My condolences to his family. Gen. Jacob's tribute in Pioneer, 3 May 2005.
The man who broke Pakistan
By General (Retd) JFR Jacob
In the run-up to the 1971 Indo-Pak war, one of Lt General JS Aurora's first missions was to organise the Mukti Bahini into a fighting force. The refugee problem from then East Pakistan had grown quite serious, and Defence Minister Jagjivan Ram was sent by Indira Gandhi to persuade the United Front Government to set up camps for a tide of human settlers in West Bengal.
The political leadership at the Centre was well aware that the crisis was going to hit a fever pitch very soon. But the State Government had its limitations; the problem was more in the nature of an external threat. We - that is, Lt General JS Aurora and I, (as the Chief of Staff in the Eastern Command) - were closely involved in administration and planning to deal with this threat.
The preparations went on for months. We worked, in conjunction with the Army Headquarters, towards ironing out the logistical difficulties. An entire infrastructure of roads, communication and bridges had to be built. The East Pakistan theatre presented peculiar problems because the Eastern Command of the Indian Army had been organised for mountain warfare.
With monsoon due to arrive, we trained our men in riverine engagement with the enemy and prepared the Mukti Bahini for guerrilla warfare. There were no Indian troops in Tripura. We had 30,000 tonnes of supplies transported to the State. It was all meticulously carried out.
Early on December 3, 1971, Pakistan launched air strikes on a number of Indian airfields. The Pakistani army also shelled Indian positions in the western sector. The Indian forces made rapid gains and by December 15, Dacca fell. I was ordered by General Sam Manekshaw to get a surrender on the morning of December 16. I arrived alone at Dacca but Niazi wasn't prepared to surrender. He only wanted a ceasefire and withdrawal under UN. Niazi took a great deal of persusaion to agree to a surrender. In fact, in his account, he accused me of blackmail.
The surrender was negotiated and signed in four hours. I drove to the airport with Niazi to pick up Aurora and others. A simple ceremony was arranged on the Race Course with the public of Dacca looking on.
The surrender was signed by both Niazi and Aurora. The people of Dacca were exuberant and wanted to lynch Niazi. We had trouble getting an Army car and driving him to safety. We then returned to Calcutta.
Niazi had 30,000 troops in Dacca. He could have fought for several days more with the UN in session. Incidentally, on December 13, there was an American resolution calling for India's withdrawal under UN, which was vetoed by Russia. On the 15th there was a Polish resolution when it was part of the Soviet block. Bhutto tore that resolution up because it did not condemn India as aggressor. On December 16, Prime Minister Indira Gandhi announced in Parliament that West Pakistan forces in Bangladesh had surrendered unconditionally in Dacca at 4.31 pm.

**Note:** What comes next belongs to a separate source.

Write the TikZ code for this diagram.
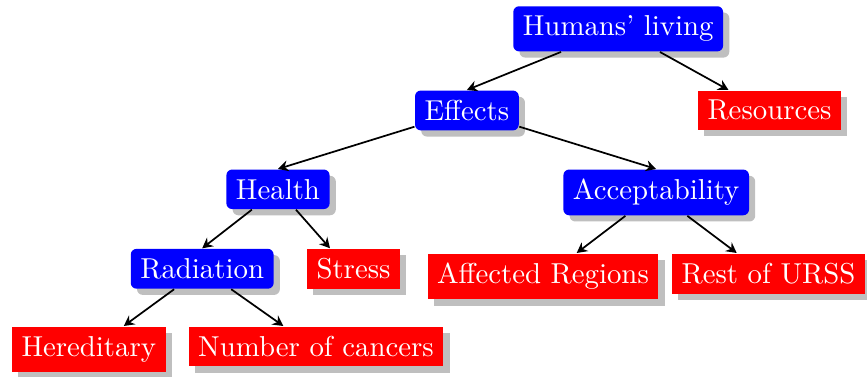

The credit for that famous victory goes not just to the commanders but equally to the officers and men who fought that war. Nearly 1,200 of our men were killed and 4,000 wounded. The latter are generally forgotten. It was their bravery that that led us to our great and decisive military triumph; not only did we liberate a country but also took 93,000 enemy soldiers as prisoners.
I knew General Aurora since 1951-52, when he was an instructor at Staff College, Dehradun. We were all young majors. He was physically tough and active. He was a good communicator, outgoing, and compassionate. He was also deeply religious. He had been in indifferent health for the last few years and had a pacemaker fitted sometime back.
I will remember him as a colleague, a comrade-in-arms and a thorough gentleman. I had the highest regard for him and his charming wife, Bhanti, who unfortunately passed away a few years ago. They were a devoted couple.